5. Cash Payment. The Company agrees to make a one time payment to Hines in the amount of $70,000. The payment will be made within 30 days of Hines acceptance and execution of this Agreement.
6. Confidentiality. Hines covenants and agrees that he will keep confidential and will not repeat or disclose any of the terms or conditions of this Agreement, or any of the negotiations which resulted in this Agreement, except to his legal counsel, financial advisors, and his immediate family.
7. Non-disparagement. Hines agrees that neither he nor members of his immediate family shall engage in any criticism of the Releasees, or their respective officers, directors, employees and agents. The Company agrees that it shall not engage in any criticism of Hines.

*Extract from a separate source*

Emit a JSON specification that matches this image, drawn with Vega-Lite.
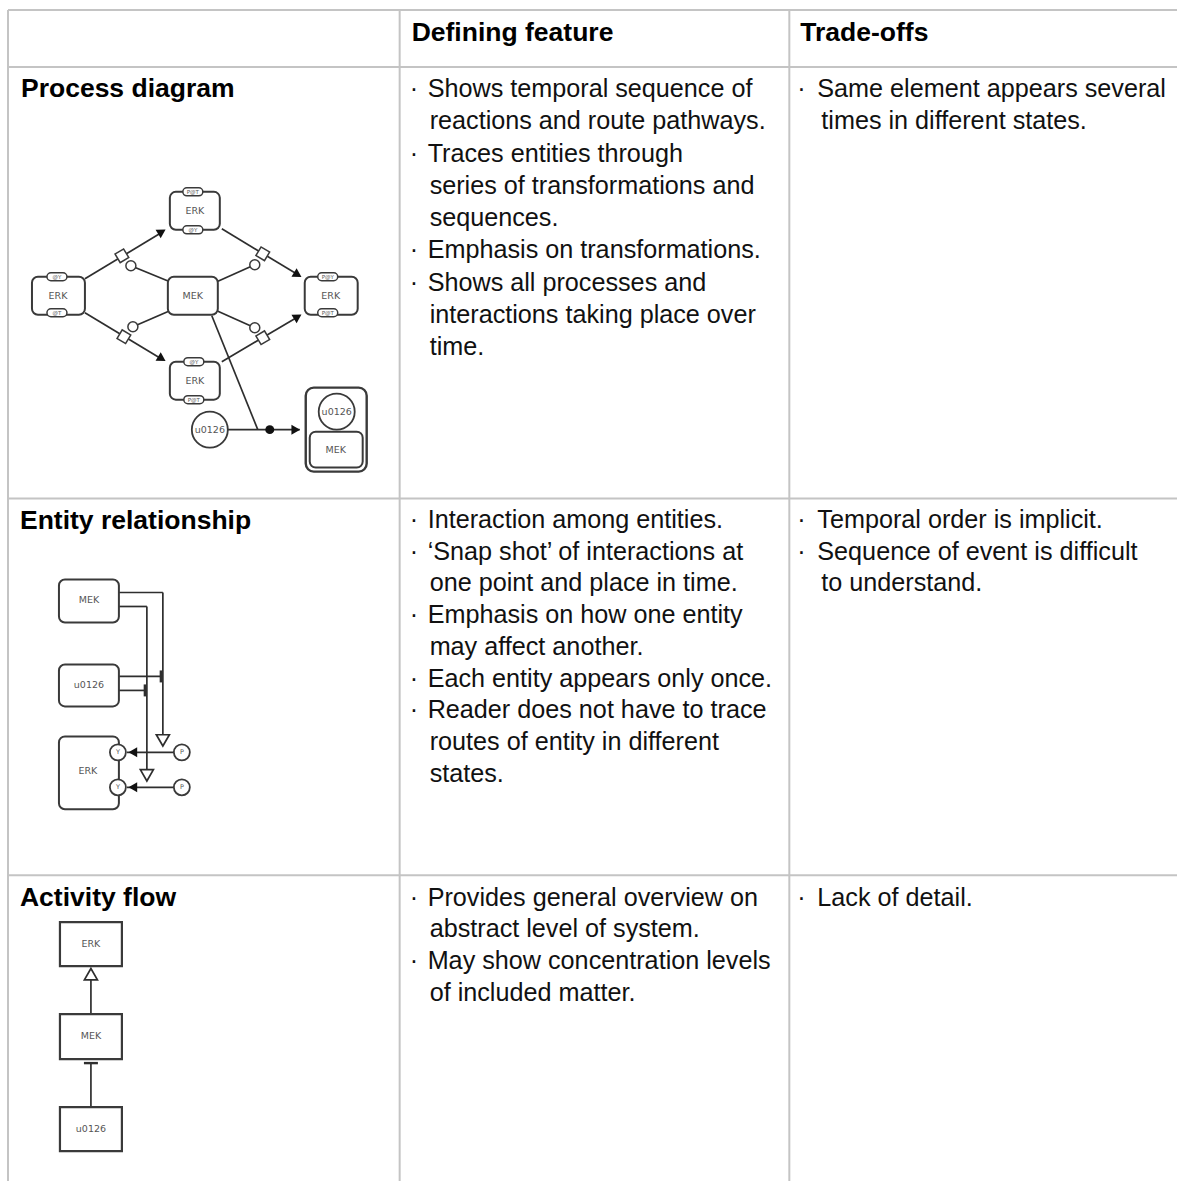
{
"$schema": "https://vega.github.io/schema/vega-lite/v6.json",
"width": 1178, "height": 1182,
"autosize": {"type": "fit", "contains": "padding"},
"padding": 0,
"background": "white",
"config": {"view": {"stroke": null}},
"data": {"values": [
{"kind":"grid","x":8,"y":10,"x2":1178,"y2":10},
{"kind":"grid","x":8,"y":67,"x2":1178,"y2":67},
{"kind":"grid","x":8,"y":499,"x2":1178,"y2":499},
{"kind":"grid","x":8,"y":876,"x2":1178,"y2":876},
{"kind":"grid","x":8,"y":10,"x2":8,"y2":1182},
{"kind":"grid","x":400,"y":10,"x2":400,"y2":1182},
{"kind":"grid","x":790,"y":10,"x2":790,"y2":1182},

{"kind":"edge","x":85,"y":279,"x2":163,"y2":232},
{"kind":"edge","x":222,"y":229,"x2":300,"y2":276},
{"kind":"edge","x":85,"y":313,"x2":163,"y2":360},
{"kind":"edge","x":222,"y":362,"x2":300,"y2":316},
{"kind":"edge","x":170,"y":282,"x2":131,"y2":266},
{"kind":"edge","x":217,"y":282,"x2":255,"y2":265},
{"kind":"edge","x":170,"y":311,"x2":133,"y2":327},
{"kind":"edge","x":217,"y":311,"x2":255,"y2":328},
{"kind":"edge","x":212,"y":316,"x2":258,"y2":430},
{"kind":"edge","x":228,"y":430,"x2":300,"y2":430},
{"kind":"edge","x":127,"y":753,"x2":174,"y2":753},
{"kind":"edge","x":127,"y":788,"x2":174,"y2":788},
{"kind":"edge","x":119,"y":593,"x2":163,"y2":593},
{"kind":"edge","x":163,"y":593,"x2":163,"y2":736},
{"kind":"edge","x":119,"y":607,"x2":147,"y2":607},
{"kind":"edge","x":147,"y":607,"x2":147,"y2":772},
{"kind":"edge","x":119,"y":677,"x2":161,"y2":677},
{"kind":"edge","x":119,"y":691,"x2":145,"y2":691},
{"kind":"edge","x":91,"y":977,"x2":91,"y2":1015},
{"kind":"edge","x":91,"y":1065,"x2":91,"y2":1108},

{"kind":"bar","x":161,"y":671,"x2":161,"y2":683},
{"kind":"bar","x":145,"y":685,"x2":145,"y2":697},
{"kind":"bar","x":84,"y":1064,"x2":98,"y2":1064},

{"kind":"cplx","x":306,"y":388,"x2":367,"y2":472},

{"kind":"box","x":32,"y":277,"x2":85,"y2":315},
{"kind":"box","x":170,"y":192,"x2":220,"y2":230},
{"kind":"box","x":168,"y":277,"x2":218,"y2":315},
{"kind":"box","x":305,"y":277,"x2":358,"y2":315},
{"kind":"box","x":170,"y":362,"x2":220,"y2":400},
{"kind":"box","x":310,"y":432,"x2":363,"y2":468},
{"kind":"box","x":59,"y":580,"x2":119,"y2":623},
{"kind":"box","x":59,"y":665,"x2":119,"y2":707},
{"kind":"box","x":59,"y":737,"x2":119,"y2":810},

{"kind":"sq","x":60,"y":923,"x2":122,"y2":967},
{"kind":"sq","x":60,"y":1015,"x2":122,"y2":1060},
{"kind":"sq","x":60,"y":1108,"x2":122,"y2":1152},

{"kind":"sv","x":47,"y":273,"x2":67,"y2":281},
{"kind":"sv","x":47,"y":309,"x2":67,"y2":317},
{"kind":"sv","x":183,"y":188,"x2":203,"y2":196},
{"kind":"sv","x":183,"y":226,"x2":203,"y2":234},
{"kind":"sv","x":318,"y":273,"x2":338,"y2":281},
{"kind":"sv","x":318,"y":309,"x2":338,"y2":317},
{"kind":"sv","x":184,"y":358,"x2":204,"y2":366},
{"kind":"sv","x":184,"y":396,"x2":204,"y2":404},

{"kind":"bigc","x":210,"y":430},
{"kind":"bigc","x":337,"y":412},
{"kind":"midc","x":118,"y":753},
{"kind":"midc","x":118,"y":788},
{"kind":"midc","x":182,"y":753},
{"kind":"midc","x":182,"y":788},
{"kind":"smc","x":131,"y":266},
{"kind":"smc","x":255,"y":265},
{"kind":"smc","x":133,"y":327},
{"kind":"smc","x":255,"y":328},
{"kind":"dot","x":270,"y":430},
{"kind":"node","x":122,"y":256,"a":-31},
{"kind":"node","x":263,"y":254,"a":31},
{"kind":"node","x":124,"y":337,"a":31},
{"kind":"node","x":263,"y":338,"a":-31},
{"kind":"arrow","x":162,"y":232,"a":59},
{"kind":"arrow","x":298,"y":275,"a":121},
{"kind":"arrow","x":162,"y":359,"a":121},
{"kind":"arrow","x":298,"y":317,"a":59},
{"kind":"arrow","x":296,"y":430,"a":90},
{"kind":"arrow","x":133,"y":753,"a":270},
{"kind":"arrow","x":133,"y":788,"a":270},
{"kind":"oarrow","x":163,"y":741,"a":180},
{"kind":"oarrow","x":147,"y":776,"a":180},
{"kind":"oarrow","x":91,"y":975,"a":0},

{"kind":"lbl","x":58,"y":296,"t":"ERK"},
{"kind":"lbl","x":195,"y":211,"t":"ERK"},
{"kind":"lbl","x":193,"y":296,"t":"MEK"},
{"kind":"lbl","x":331,"y":296,"t":"ERK"},
{"kind":"lbl","x":195,"y":381,"t":"ERK"},
{"kind":"lbl","x":210,"y":430,"t":"u0126"},
{"kind":"lbl","x":337,"y":412,"t":"u0126"},
{"kind":"lbl","x":336,"y":450,"t":"MEK"},
{"kind":"lbl","x":89,"y":601,"t":"MEK"},
{"kind":"lbl","x":89,"y":686,"t":"u0126"},
{"kind":"lbl","x":88,"y":772,"t":"ERK"},
{"kind":"lbl","x":91,"y":945,"t":"ERK"},
{"kind":"lbl","x":91,"y":1037,"t":"MEK"},
{"kind":"lbl","x":91,"y":1130,"t":"u0126"},
{"kind":"tiny","x":118,"y":753,"t":"Y"},
{"kind":"tiny","x":118,"y":788,"t":"Y"},
{"kind":"tiny","x":182,"y":753,"t":"P"},
{"kind":"tiny","x":182,"y":788,"t":"P"},
{"kind":"svl","x":57,"y":277,"t":"@Y"},
{"kind":"svl","x":57,"y":313,"t":"@T"},
{"kind":"svl","x":193,"y":192,"t":"P@T"},
{"kind":"svl","x":193,"y":230,"t":"@Y"},
{"kind":"svl","x":328,"y":277,"t":"P@Y"},
{"kind":"svl","x":328,"y":313,"t":"P@T"},
{"kind":"svl","x":194,"y":362,"t":"@Y"},
{"kind":"svl","x":194,"y":400,"t":"P@T"},

{"kind":"head","x":412,"y":41,"t":"Defining feature"},
{"kind":"head","x":801,"y":41,"t":"Trade-offs"},
{"kind":"head","x":21,"y":97,"t":"Process diagram"},
{"kind":"head","x":20,"y":529,"t":"Entity relationship"},
{"kind":"head","x":20,"y":907,"t":"Activity flow"},

{"kind":"body","x":410,"y":97,"t":"·"},
{"kind":"body","x":428,"y":97,"t":"Shows temporal sequence of"},
{"kind":"body","x":430,"y":129,"t":"reactions and route pathways."},
{"kind":"body","x":410,"y":162,"t":"·"},
{"kind":"body","x":428,"y":162,"t":"Traces entities through"},
{"kind":"body","x":430,"y":194,"t":"series of transformations and"},
{"kind":"body","x":430,"y":226,"t":"sequences."},
{"kind":"body","x":410,"y":258,"t":"·"},
{"kind":"body","x":428,"y":258,"t":"Emphasis on transformations."},
{"kind":"body","x":410,"y":291,"t":"·"},
{"kind":"body","x":428,"y":291,"t":"Shows all processes and"},
{"kind":"body","x":430,"y":323,"t":"interactions taking place over"},
{"kind":"body","x":430,"y":355,"t":"time."},

{"kind":"body","x":410,"y":528,"t":"·"},
{"kind":"body","x":428,"y":528,"t":"Interaction among entities."},
{"kind":"body","x":410,"y":560,"t":"·"},
{"kind":"body","x":428,"y":560,"t":"‘Snap shot’ of interactions at"},
{"kind":"body","x":430,"y":592,"t":"one point and place in time."},
{"kind":"body","x":410,"y":624,"t":"·"},
{"kind":"body","x":428,"y":624,"t":"Emphasis on how one entity"},
{"kind":"body","x":430,"y":656,"t":"may affect another."},
{"kind":"body","x":410,"y":688,"t":"·"},
{"kind":"body","x":428,"y":688,"t":"Each entity appears only once."},
{"kind":"body","x":410,"y":719,"t":"·"},
{"kind":"body","x":428,"y":719,"t":"Reader does not have to trace"},
{"kind":"body","x":430,"y":751,"t":"routes of entity in different"},
{"kind":"body","x":430,"y":783,"t":"states."},

{"kind":"body","x":410,"y":907,"t":"·"},
{"kind":"body","x":428,"y":907,"t":"Provides general overview on"},
{"kind":"body","x":430,"y":938,"t":"abstract level of system."},
{"kind":"body","x":410,"y":970,"t":"·"},
{"kind":"body","x":428,"y":970,"t":"May show concentration levels"},
{"kind":"body","x":430,"y":1002,"t":"of included matter."},

{"kind":"body","x":798,"y":97,"t":"·"},
{"kind":"body","x":818,"y":97,"t":"Same element appears several"},
{"kind":"body","x":822,"y":129,"t":"times in different states."},
{"kind":"body","x":798,"y":528,"t":"·"},
{"kind":"body","x":818,"y":528,"t":"Temporal order is implicit."},
{"kind":"body","x":798,"y":560,"t":"·"},
{"kind":"body","x":818,"y":560,"t":"Sequence of event is difficult"},
{"kind":"body","x":822,"y":592,"t":"to understand."},
{"kind":"body","x":798,"y":907,"t":"·"},
{"kind":"body","x":818,"y":907,"t":"Lack of detail."}
]},
"encoding": {
  "x": {"field": "x", "type": "quantitative", "scale": {"domain": [0, 1178], "nice": false, "zero": false}, "axis": null},
  "y": {"field": "y", "type": "quantitative", "scale": {"domain": [0, 1182], "nice": false, "zero": false, "reverse": true}, "axis": null}
},
"layer": [
  {"transform": [{"filter": "datum.kind === 'grid'"}], "mark": {"type": "rule", "stroke": "#c4c4c4", "strokeWidth": 2}, "encoding": {"x2": {"field": "x2"}, "y2": {"field": "y2"}}},
  {"transform": [{"filter": "datum.kind === 'edge'"}], "mark": {"type": "rule", "stroke": "#2e2e2e", "strokeWidth": 1.7}, "encoding": {"x2": {"field": "x2"}, "y2": {"field": "y2"}}},
  {"transform": [{"filter": "datum.kind === 'bar'"}], "mark": {"type": "rule", "stroke": "#2e2e2e", "strokeWidth": 2.4}, "encoding": {"x2": {"field": "x2"}, "y2": {"field": "y2"}}},
  {"transform": [{"filter": "datum.kind === 'cplx'"}], "mark": {"type": "rect", "cornerRadius": 8, "fill": "white", "stroke": "#3a3a3a", "strokeWidth": 2.4}, "encoding": {"x2": {"field": "x2"}, "y2": {"field": "y2"}}},
  {"transform": [{"filter": "datum.kind === 'box'"}], "mark": {"type": "rect", "cornerRadius": 6, "fill": "white", "stroke": "#3a3a3a", "strokeWidth": 2}, "encoding": {"x2": {"field": "x2"}, "y2": {"field": "y2"}}},
  {"transform": [{"filter": "datum.kind === 'sq'"}], "mark": {"type": "rect", "cornerRadius": 0, "fill": "white", "stroke": "#3a3a3a", "strokeWidth": 2.2}, "encoding": {"x2": {"field": "x2"}, "y2": {"field": "y2"}}},
  {"transform": [{"filter": "datum.kind === 'sv'"}], "mark": {"type": "rect", "cornerRadius": 4, "fill": "white", "stroke": "#3a3a3a", "strokeWidth": 1.5}, "encoding": {"x2": {"field": "x2"}, "y2": {"field": "y2"}}},
  {"transform": [{"filter": "datum.kind === 'bigc'"}], "mark": {"type": "point", "shape": "circle", "filled": true, "fill": "white", "stroke": "#3a3a3a", "strokeWidth": 1.8, "size": 1296, "opacity": 1}},
  {"transform": [{"filter": "datum.kind === 'midc'"}], "mark": {"type": "point", "shape": "circle", "filled": true, "fill": "white", "stroke": "#3a3a3a", "strokeWidth": 1.8, "size": 256, "opacity": 1}},
  {"transform": [{"filter": "datum.kind === 'smc'"}], "mark": {"type": "point", "shape": "circle", "filled": true, "fill": "white", "stroke": "#3a3a3a", "strokeWidth": 1.5, "size": 100, "opacity": 1}},
  {"transform": [{"filter": "datum.kind === 'dot'"}], "mark": {"type": "point", "shape": "circle", "filled": true, "fill": "#111", "strokeWidth": 0, "size": 80, "opacity": 1}},
  {"transform": [{"filter": "datum.kind === 'node'"}], "mark": {"type": "point", "shape": "square", "filled": true, "fill": "white", "stroke": "#3a3a3a", "strokeWidth": 1.5, "size": 100, "opacity": 1}, "encoding": {"angle": {"field": "a", "type": "quantitative", "scale": null}}},
  {"transform": [{"filter": "datum.kind === 'arrow'"}], "mark": {"type": "point", "shape": "triangle-up", "filled": true, "fill": "#111", "strokeWidth": 0, "size": 100, "opacity": 1}, "encoding": {"angle": {"field": "a", "type": "quantitative", "scale": null}}},
  {"transform": [{"filter": "datum.kind === 'oarrow'"}], "mark": {"type": "point", "shape": "triangle-up", "filled": true, "fill": "white", "stroke": "#2e2e2e", "strokeWidth": 1.7, "size": 170, "opacity": 1}, "encoding": {"angle": {"field": "a", "type": "quantitative", "scale": null}}},
  {"transform": [{"filter": "datum.kind === 'lbl'"}], "mark": {"type": "text", "align": "center", "baseline": "middle", "font": "DejaVu Sans", "fontSize": 9.5, "fill": "#555"}, "encoding": {"text": {"field": "t"}}},
  {"transform": [{"filter": "datum.kind === 'tiny'"}], "mark": {"type": "text", "align": "center", "baseline": "middle", "font": "DejaVu Sans", "fontSize": 6.5, "fill": "#555"}, "encoding": {"text": {"field": "t"}}},
  {"transform": [{"filter": "datum.kind === 'svl'"}], "mark": {"type": "text", "align": "center", "baseline": "middle", "font": "DejaVu Sans", "fontSize": 5.5, "fill": "#555"}, "encoding": {"text": {"field": "t"}}},
  {"transform": [{"filter": "datum.kind === 'head'"}], "mark": {"type": "text", "align": "left", "baseline": "alphabetic", "font": "Liberation Sans", "fontWeight": "bold", "fontSize": 26.5, "fill": "#000"}, "encoding": {"text": {"field": "t"}}},
  {"transform": [{"filter": "datum.kind === 'body'"}], "mark": {"type": "text", "align": "left", "baseline": "alphabetic", "font": "Liberation Sans", "fontSize": 25.2, "fill": "#111"}, "encoding": {"text": {"field": "t"}}}
]
}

8. Non-Disclosure of Trade Secret and Confidential Information. During his employment with the Company, Hines has had access to confidential, proprietary and/or trade secret information ("Proprietary Information") of the Company, its subsidiaries, affilitates and divisions ( the Company, its subsidiaries, affiliates and divisions being collectively referred to herein as the “Celadon Group of Companies”. The Parties acknowledge that the Company is and will at all times remain the exclusive owner of the Proprietary Information. Given the position Hines held with the Company, and the potentially sensitive and/or private nature of this Proprietary Information, Hines acknowledges and agrees that he will not directly or indirectly use or disclose the Proprietary Information outside of the Company for Twenty - Four (24) months after January 21, 2011, without the express written permission of the President of the Company. "Proprietary Information" is defined to mean all materials and information (whether written or not) about the Celadon Group of Companies’ services; processes; research; development; past, present, and identifiable prospective customers; personnel; purchasing; marketing; costs; improvements; discoveries; business methods; formulas; inventions; and other business aspects of the Celadon Group of Companies which are not generally known and accessible to the public at large or which provide the Celadon Group of Companies with a competitive advantage.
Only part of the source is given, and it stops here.